There are many reasons to self-publish your own book and each photographer has different reasons why. One of the big ones is the "going green" concept. Publishers these days are picky about what they will publish. Times are hard for the publishing world when it comes to printed books. Titles need great popularity in subject matter and populated distribution channels. But, it also means printing a lot of books, storing them in warehouses, transportation costs, fluctuating paper prices, ect. How long before they see a return on that investment? When you self-publish a book, it's print on demand. You create it and can sell it one at a time if you choose. Order only the amount of books you need at any one time. It's a tremendous advantage over stockpiling thousands of books to sell over years and not nearly as taxing on the resources.
If you live in a rural town that has a population of 1,500 people, chances are no big publishing house is going to do a book on that town. It can't afford to. But, doing one for yourself, or the town,
is feasible in the self-publishing world. You won't get rich, but a book can be published and those locations, people, communities, or events can see a book completed.
There are numerous ways this self-publishing concept works for photographers. Personal projects can find a voice in print without sacrificing all your savings. Smaller books are being used as portfolios on specific areas of expertise, or as high-end examples for funding proposals, ect. There are many uses. You can print a book that is ten pages or two hundred pages. All you need is the time to put it all together. Most of the more popular self-publishing houses like Blurb.com utilize a drop & paste set of templates that make it remarkably easy. If you are comfortable creating your own pages, customizing is simple as well. Even software programs like Adobe's LIGHTROOM allow you to complete your book, upload it directly to Blurb.com and publish right from your desktop. And, these days you can upload a print version and also eBook version. Prints versions, because it's books on demand are inherently more expensive, but if someone really wants the tangible beauty of a book in hand, they will pay the extra cost. And, eBook allows you to go around the world for a much lower price still allowing you a profit.
If you write your own book, I suggest hiring an writer/editor to review your text. Editors are not personally attached to your project and can make corrections that you might miss. Show your project to peers before uploading to get some feedback. Take your time. Don't rush it. Look at books published similar to your idea to get a feel for what you like in design styles. Resist the temptation to overload your project with too many images. Be ruthless in your editing and show only what's needed. Don't duplicate similar's just because they good. It will drive your audience crazy. Don't announce your book to the world until you've published a copy, reviewed it for printing quality and any typo's. You get a different feel for your book once its in hand. If changes are necessary, you can make the corrections, upload the new version and delete the old one.

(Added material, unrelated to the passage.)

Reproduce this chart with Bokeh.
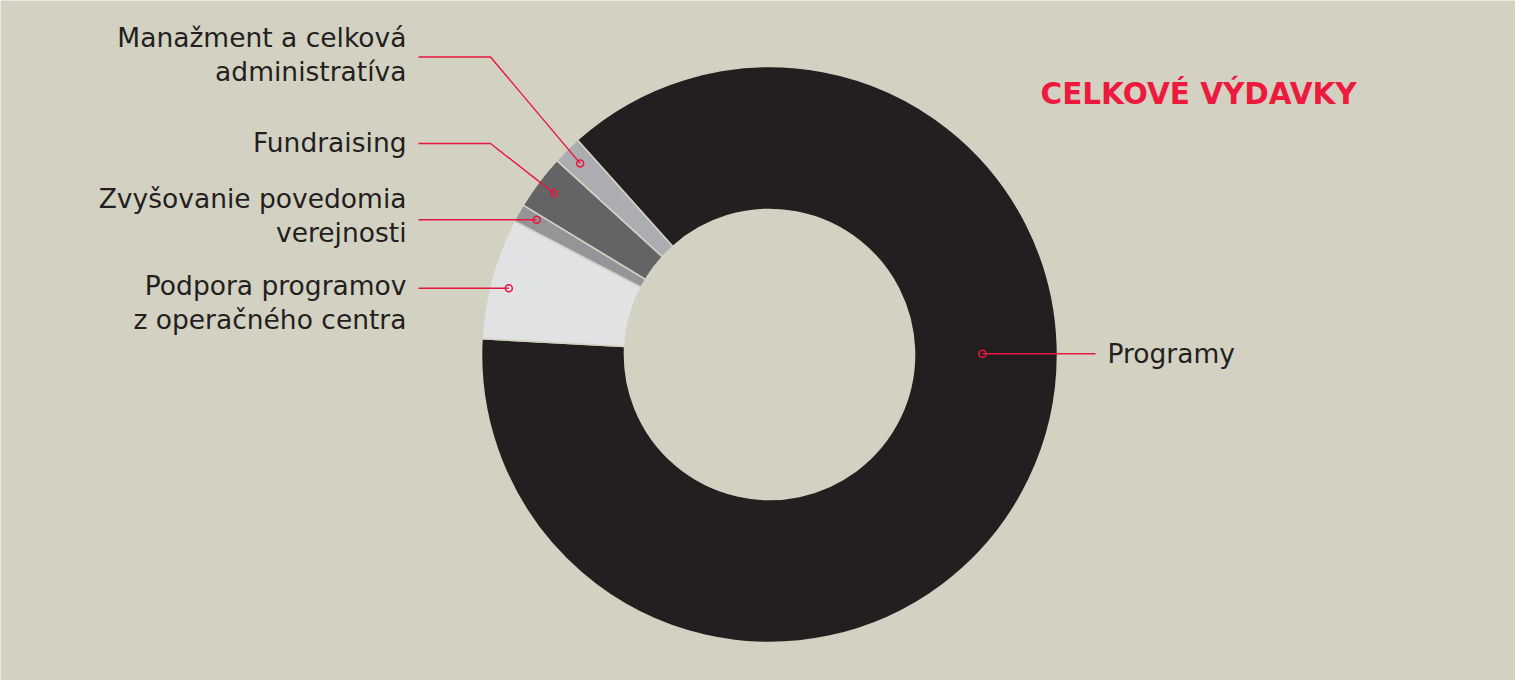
import math
from bokeh.plotting import figure
from bokeh.models import ColumnDataSource, Range1d
from bokeh.embed import file_html
from bokeh.resources import INLINE
from bokeh.core.properties import value

# ---------------- data ----------------
categories = ["Programy",
              "Podpora programov z operačného centra",
              "Zvyšovanie povedomia verejnosti",
              "Fundraising",
              "Manažment a celková administratíva"]
shares = [87.5, 6.8, 1.0, 3.1, 1.6]          # percent of total expenses
label_lines = [["Programy"],
               ["Podpora programov", "z operačného centra"],
               ["Zvyšovanie povedomia", "verejnosti"],
               ["Fundraising"],
               ["Manažment a celková", "administratíva"]]
title_text = "CELKOVÉ VÝDAVKY"

# ---------------- style / layout ----------------
slice_colors = ["#231f20", "#e1e2e3", "#939598", "#636466", "#acadb0"]
BG = "#d3d1c2"
RED = "#e8173f"
TITLE_RED = "#ed1a3d"
TXT = "#231f20"
FONT = "DejaVu Sans"

W, H = 1515, 680
PAGE_H = 680
CX, CY_PX = 769, 354
R_OUT, R_IN = 288, 145
START_DEG = -41.85          # clockwise from 12 o'clock
MARK_R = 269
TEXT_SHIFT = -9.5           # compensation for renderer baseline placement

def py(y_px):
    return PAGE_H - y_px

CY = py(CY_PX)

# label layout: side, leader y (px), first baseline (px), elbow x, anchor mode
label_layout = [
    dict(side="right", leader_y=353.3, base=362.7, anchor="horizontal", anchor_r=213),
    dict(side="left", leader_y=287.7, base=294.0, elbow=None, anchor="horizontal"),
    dict(side="left", leader_y=219.3, base=207.3, elbow=None, anchor="horizontal"),
    dict(side="left", leader_y=143.0, base=151.7, elbow=490, anchor="mid"),
    dict(side="left", leader_y=56.5, base=46.0, elbow=490, anchor="mid"),
]
LINE_H = 34.4
LEFT_TEXT_X = 406
LEFT_LINE_X = 418
RIGHT_TEXT_X = 1107
RIGHT_LINE_X = 1095

# ---------------- geometry from data ----------------
total = sum(shares)
starts, ends, mids = [], [], []
acc = START_DEG
for s in shares:
    span = 360.0 * s / total
    starts.append(acc)
    ends.append(acc + span)
    mids.append(acc + span / 2)
    acc += span

def to_bokeh(theta_deg):
    return math.radians(90.0 - theta_deg)

src = ColumnDataSource(dict(
    x=[CX] * len(shares), y=[CY] * len(shares),
    start=[to_bokeh(a) for a in starts],
    end=[to_bokeh(a) for a in ends],
    color=slice_colors, name=categories, share=shares,
))

p = figure(width=W, height=H, output_backend="svg", toolbar_location=None,
           x_range=Range1d(0, W), y_range=Range1d(PAGE_H - H, PAGE_H),
           min_border=0, outline_line_color=None,
           background_fill_color=BG, border_fill_color=BG)
p.axis.visible = False
p.grid.visible = False

p.annular_wedge(x="x", y="y", inner_radius=R_IN, outer_radius=R_OUT,
                start_angle="start", end_angle="end", direction="clock",
                fill_color="color", line_color=BG, line_width=1.6, source=src)

# leaders, markers, labels
lx, ly, mxs, mys = [], [], [], []
tx, ty, tt, ta = [], [], [], []
for i, lay in enumerate(label_layout):
    yl = py(lay["leader_y"])
    if lay["anchor"] == "horizontal":
        r = lay.get("anchor_r", MARK_R)
        dy = yl - CY
        dx = math.sqrt(max(r * r - dy * dy, 0.0))
        mx = CX + dx if lay["side"] == "right" else CX - dx
        my = yl
    else:
        ang = mids[i]
        mx = CX + MARK_R * math.sin(math.radians(ang))
        my = CY + MARK_R * math.cos(math.radians(ang))
    mxs.append(mx); mys.append(my)
    if lay["side"] == "right":
        lx.append([mx, RIGHT_LINE_X]); ly.append([my, yl])
        for k, t in enumerate(label_lines[i]):
            tx.append(RIGHT_TEXT_X); ty.append(py(lay["base"] + k * LINE_H + TEXT_SHIFT)); tt.append(t); ta.append("left")
    else:
        if lay.get("elbow"):
            lx.append([LEFT_LINE_X, lay["elbow"], mx]); ly.append([yl, yl, my])
        else:
            lx.append([LEFT_LINE_X, mx]); ly.append([yl, my])
        for k, t in enumerate(label_lines[i]):
            tx.append(LEFT_TEXT_X); ty.append(py(lay["base"] + k * LINE_H + TEXT_SHIFT)); tt.append(t); ta.append("right")

p.multi_line(xs=lx, ys=ly, line_color=RED, line_width=1.4)
p.scatter(x=mxs, y=mys, marker="circle", size=7, fill_color=None,
          line_color=RED, line_width=1.5)

p.text(x=tx, y=ty, text=tt, text_align=ta, text_baseline="alphabetic",
       text_font=value(FONT), text_font_size="26.5px", text_color=TXT)

p.text(x=[1040], y=[py(102.7 + TEXT_SHIFT)], text=[title_text], text_align="left",
       text_baseline="alphabetic", text_font=value(FONT), text_font_size="29.5px",
       text_font_style="bold", text_color=TITLE_RED)

open("out.html", "w").write(file_html(p, INLINE))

And lastly, you are now the publisher. With that comes the responsibilities of marketing the book. I always have a few copies on hand to sell at lectures, workshops, ect. Using your blogs, or other social media sites can advance knowledge of your book to others. If your book is on a town, contact the Chamber of Commerce to advise them of the book. They are arms reaching out as well and can help promote it. Just ask yourself, "who would want this book" and find ways to connect with them.
CD: What advice would you give to a young professional about to embark on this career?
Layne Kennedy: The first thing I tell young shooters is to protect your work. What I mean when I say that is DO NOT GIVE IT AWAY. It might feel right to take less or nothing to get your foot in the door, but more often than not, you are cutting off your own purse strings for the future. Yes, its competitive out there. But, you cannot move forward and make a living at it if you don't get paid. Also, I caution anyone against Work For Hire contracts. You do all the shooting and give up all rights to the work with those type of contracts. Then, they use your work in advertising, stock and reuse and you won't see another nickel for it. It's hard being both an artist and a businessman. Remember its OK to scribble out things you don't agree with and negotiate each and every contract. If negotiating stock prices, do your homework before committing to a usage fee. Utilize software like FotoBiz to give you an idea of what fee's are being paid for specific uses.
Stick to your style. It is what separates you from everyone else. Don't be afraid to show it when sharing your work, and only show your best in the early stages of presenting your photographs to new clients.
Be a sponge, ask questions, look at blogs and websites. In periods when there's little or no work, give yourself personal projects that you care about and dive in. This is where you learn, and themes or projects are where great pictures occur. It's F/8 and be there baby!
And, the greatest compliment I think I ever got came from friend and fabulous photographer, Richard Hamilton Smith. He had seen a photo in a magazine and commented, “I knew that was yours before I even saw the byline.”